Extract every line that includes the string "code".

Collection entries
# # # # #
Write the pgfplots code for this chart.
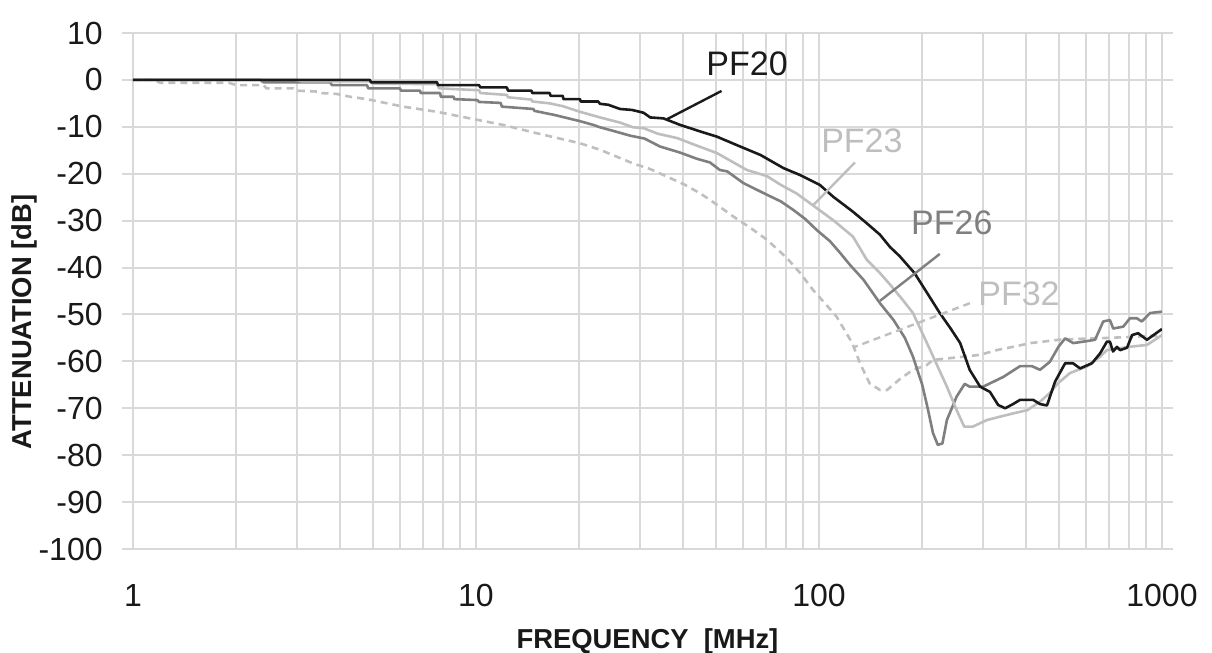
\documentclass[border=0pt]{standalone}
\usepackage{fontspec}
\setmainfont{Liberation Sans}
\usepackage{pgfplots}
\usepackage{pgfplotstable}
\pgfplotsset{compat=1.18}

\definecolor{gridgray}{HTML}{D9D9D9}
\definecolor{pfA}{HTML}{1A1A1A}
\definecolor{pfB}{HTML}{BEBEBE}
\definecolor{pfC}{HTML}{7F7F7F}
\definecolor{pfD}{HTML}{BFBFBF}

% frequency [MHz]  attenuation [dB]
\pgfplotstableread{
f db
1 0
4.9 0
4.95 -0.5
7.7 -0.5
7.75 -1.1
10.2 -1.1
10.3 -1.6
12.3 -1.6
12.4 -2.3
14.5 -2.3
14.6 -2.8
16.4 -2.8
16.5 -3.4
17.9 -3.4
18.0 -4.1
20.1 -4.1
20.2 -4.6
22.7 -4.6
23.0 -5.1
24.3 -5.3
26.3 -6.2
28.5 -6.4
30.8 -7.0
32.2 -8.0
35.2 -8.2
39.4 -9.6
45.1 -11.0
50.4 -12.1
57.6 -13.9
67.5 -16.0
78.8 -18.8
88.2 -20.3
100.6 -22.4
110 -24.9
125.6 -28.1
137.5 -30.5
150.6 -33.0
161 -35.6
172 -37.6
190 -41.2
207 -45.5
225 -49.7
242 -53.0
258 -56.1
275 -61.8
295 -65.4
315 -66.5
333 -69.3
349 -70.0
368 -69.1
386 -68.2
421 -68.2
441 -69.1
462 -69.4
488 -64.3
522 -60.4
550 -60.4
577 -61.5
625 -60.4
660 -58.3
691 -55.8
705 -55.8
720 -57.9
739 -56.9
755 -57.6
791 -57.1
818 -54.4
852 -54.0
904 -55.4
1000 -53.1
}\pftwenty

\pgfplotstableread{
f db
1 0
3.0 0
3.1 -0.3
4.9 -0.3
5.0 -0.8
7.7 -0.9
7.8 -1.8
10.2 -2.2
10.3 -2.8
12.3 -3.2
12.4 -3.7
14.5 -4.2
14.6 -4.6
16.4 -5.0
17.9 -5.6
20.1 -6.8
23.0 -8.0
26.3 -9.1
28.7 -10.1
30.8 -10.3
34.0 -11.5
38.6 -12.4
44.0 -14.0
50.4 -15.6
61.6 -19.2
70.5 -20.5
77.5 -22.4
86 -24.2
94.2 -26.3
110 -29.9
125.6 -33.4
138 -38.4
149 -40.8
161 -43.6
175 -46.8
188 -49.7
211 -57.6
236 -65.4
252 -70.4
265 -73.9
281 -73.9
309 -72.5
337 -71.8
368 -71.1
405 -70.4
441 -68.6
470 -66.8
497 -64.7
539 -62.5
604 -61.1
660 -59.0
691 -57.6
803 -56.9
904 -56.5
1000 -54.4
}\pftwentythree

\pgfplotstableread{
f db
1 0
2.35 0
2.4 -0.5
3.76 -0.5
3.8 -1.1
4.81 -1.1
4.85 -1.8
6.0 -1.8
6.05 -2.3
6.87 -2.3
6.9 -2.8
7.86 -2.8
7.9 -3.6
8.6 -3.6
8.65 -4.1
10.1 -4.3
10.2 -4.7
11.8 -4.9
11.9 -5.7
14.7 -6.2
14.8 -6.6
17 -7.5
20.1 -8.8
22 -9.6
23.0 -10.1
25.5 -11.0
28.2 -11.9
31.0 -12.5
34.4 -14.2
39.4 -15.5
44.0 -16.8
48.1 -17.6
51.4 -19.2
54 -19.5
60.2 -22.0
70.6 -24.5
77.4 -25.9
84.1 -27.7
91 -29.6
98.5 -32.0
107.7 -34.4
115.3 -36.9
123 -39.4
134.8 -42.6
150.6 -47.6
165 -51.2
178 -55.0
188 -59.0
200 -65.0
207 -69.7
215 -75.3
222 -77.8
229 -77.5
236 -72.5
252 -67.5
266 -64.8
275 -65.4
301 -65.4
345 -63.3
386 -61.0
417 -61.0
441 -61.8
471 -60.1
499 -56.9
522 -55.1
551 -56.1
590 -55.8
638 -55.4
674 -51.5
705 -51.2
721 -53.0
771 -52.6
807 -50.8
844 -50.8
873 -51.5
923 -49.7
1000 -49.4
}\pftwentysix

\pgfplotstableread{
f db
1 0
1.15 0
1.2 -0.6
1.9 -0.6
2.0 -1.1
2.4 -1.1
2.45 -1.8
2.93 -1.8
3.0 -2.3
3.5 -2.5
3.55 -2.8
3.93 -3.0
4.3 -3.6
4.81 -4.1
6.13 -5.7
7.7 -6.8
9.6 -8.2
12.0 -9.6
15.1 -11.4
20.1 -13.5
23.0 -14.9
28.7 -17.8
32.2 -19.0
36.0 -20.6
40.5 -22.3
45.1 -24.2
50.4 -26.6
56.2 -29.1
63 -31.5
70.6 -34.1
80.7 -38.0
88.2 -41.2
96.1 -44.8
104 -47.6
112.6 -50.5
125 -56.1
131.7 -60.4
140.5 -64.7
150.6 -66.1
158 -66.1
172 -63.8
188 -61.8
206 -60.8
215 -59.7
264 -59.0
295 -58.6
330 -57.6
368 -56.9
414 -56.1
514 -55.3
644 -55.1
807 -54.8
905 -54.6
1000 -54.6
}\pfthirtytwo

\begin{document}
\begin{tikzpicture}
\useasboundingbox (-66.5pt,-52pt) rectangle (539.5pt,274.5pt);
\begin{axis}[
  at={(0,0)}, anchor=south west,
  scale only axis, width=514.5pt, height=258pt,
  xmode=log, xmin=1, xmax=1000,
  ymin=-100, ymax=10,
  xtick={1,10,100,1000}, xticklabels={1,10,100,1000},
  minor xtick={2,3,4,5,6,7,8,9,20,30,40,50,60,70,80,90,200,300,400,500,600,700,800,900},
  ytick={-100,-90,-80,-70,-60,-50,-40,-30,-20,-10,0,10},
  yticklabels={-100,-90,-80,-70,-60,-50,-40,-30,-20,-10,0,10},
  xmajorgrids, xminorgrids, ymajorgrids,
  major grid style={gridgray, line width=1pt},
  minor grid style={gridgray, line width=1pt},
  axis line style={gridgray, line width=1pt},
  tick align=outside, major tick length=5.5pt, minor tick length=0pt,
  xtick style={draw=none}, ytick style={gridgray, line width=1pt},
  ticklabel style={font=\fontsize{16}{19}\selectfont, inner sep=0pt, text=black!90},
  yticklabel shift=9.5pt, xticklabel shift=12pt,
  xlabel={FREQUENCY\ \ [MHz]}, ylabel={ATTENUATION [dB]},
  label style={font=\bfseries\fontsize{13.7}{16}\selectfont, text=black!90},
  xlabel style={at={(axis description cs:0.5,-0.1919)}, anchor=base},
  ylabel style={at={(axis description cs:-0.1059,0.44)}, anchor=center},
  every axis plot/.append style={line width=1.3pt, line join=round},
]
\addplot[pfD, dash pattern=on 3.5pt off 2.5pt] table[x=f, y=db] {\pfthirtytwo};
\addplot[pfC] table[x=f, y=db] {\pftwentysix};
\addplot[pfB] table[x=f, y=db] {\pftwentythree};
\addplot[pfA] table[x=f, y=db] {\pftwenty};

% curve labels with leader lines
\draw[pfA, line width=1.2pt] (axis cs:52,-2.35) -- (axis cs:36,-8.4);
\node[text=pfA, font=\fontsize{17}{20}\selectfont] at (axis cs:61.7,3.5) {PF20};
\draw[pfB, line width=1.2pt] (axis cs:127.3,-17.6) -- (axis cs:96.2,-26.7);
\node[text=pfB, font=\fontsize{17}{20}\selectfont] at (axis cs:133.4,-13.0) {PF23};
\draw[pfC, line width=1.2pt] (axis cs:225,-37.1) -- (axis cs:150.6,-47.1);
\node[text=pfC, font=\fontsize{17}{20}\selectfont] at (axis cs:244,-30.4) {PF26};
\draw[pfD, line width=1.2pt, dash pattern=on 3.5pt off 2.5pt] (axis cs:275.5,-47.6) -- (axis cs:127.3,-56.9);
\node[text=pfD, font=\fontsize{17}{20}\selectfont] at (axis cs:383,-45.5) {PF32};
\end{axis}
\end{tikzpicture}
\end{document}
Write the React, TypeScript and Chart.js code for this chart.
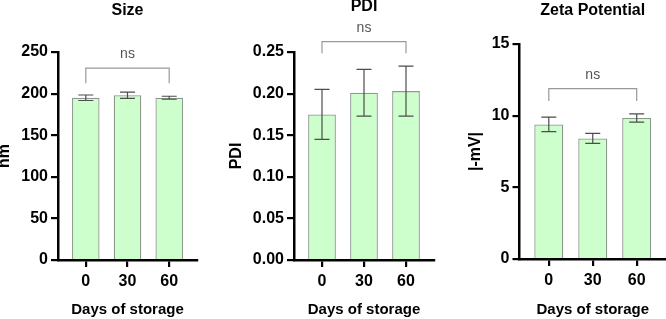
# # # # #
> [WORKED ANSWER]
Write the pgfplots code for this chart.
Write the React, TypeScript and Chart.js code for this chart.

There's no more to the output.